論文精讀 | 葉高樹:清朝部院衙門的翻譯考試

2021-02-23 翻譯史研究

本文收錄於《翻譯史研究》(2016)(上海:復旦大學出版社,2017),頁1–39,注釋從略。

推薦理由:

文章以中研院歷史語言研究所藏內閣大庫檔案及臺北故宮博物院藏軍機處折件等一手檔案為主要資料,全文史料翔實,論述充分。

作者按照時間順序,梳理及詳析清朝部院衙門的翻譯職缺,應試資格與命題形式,以及考試的實施情形,豐富清朝翻譯史研究內容。
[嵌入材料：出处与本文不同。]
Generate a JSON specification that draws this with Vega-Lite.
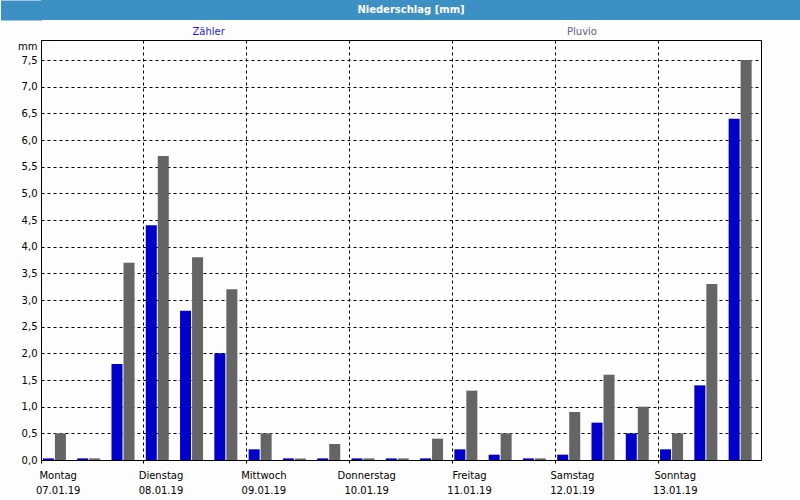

文章的論述不止於描述清朝翻譯考試的情形,而且總結出翻譯考試與「科舉制度」、「官僚制度」、「旗人教育」相結合的特點,並提出這些特點體現國家對旗人「教育」、「考試」、「任用」三個系統的整合,為將來的相關研究提供新思路,開闢新空間。

作者簡介:

葉高樹,臺灣師範大學歷史研究所博士,現為臺灣師範大學歷史學系教授,主要研究方向為清史。著有專書《降清明將研究(1618-1683)》、《清朝前期的文化政策》,以及《康熙皇帝的焦慮──立儲、開邊和歷史定位》、《從「八家均分」到「按官給俸」──清朝八旗俸餉制的建立》等學術論文四十餘篇。

 

 

清朝部院衙門的翻譯考試

葉高樹

摘要:清朝日常公文行政採多種文字並行的形式,以滿洲語文為中心的文書翻譯,便成為維持政務運作的關鍵。在擔任翻譯事務官吏的進用辦法中,考試是一般旗人的主要選擇,也是國家選拔真才的重要管道。這項考試的特點,在於與科舉制度、官僚制度、旗人教育結合,也反映出國家對旗人的教育、考試、任用三個系統的整合。因此,與考試相關的各種規範,便在借鏡科舉考試相關規定的過程中逐漸建立。

關鍵詞:滿文;翻譯;考試;部院衙門;旗人

 

同治八年(1869),總理各國事務衙門因東北「各將軍、大臣來文往往只用清書(滿文)」,便以「收到時須先將清書譯漢,不能立時即辦,每至耽延時日,或有洩漏舛錯,關係匪輕」為由,要求「徑用漢字」,「倘因原呈文系清文,希即先由貴處譯漢,再諮本衙門核辦,以免延誤」。究其所以,全因該機關並無專司滿、漢文翻譯的人員編制,故有此主張。事實上,國家日常行政廣泛使用滿文,推動政務也有賴公文書的翻譯。例如:皇帝頒發滿、漢文諭旨,系由內閣將清字譯漢,或將漢文翻清;部院本章兼用清、漢文,直省本章以漢文書寫者,則由通政司送內閣,發漢本房翻譯,再交滿本房謄寫、校對。是以部院衙門率皆設有翻譯、抄寫的職缺,總理各國事務衙門的情形實屬特例。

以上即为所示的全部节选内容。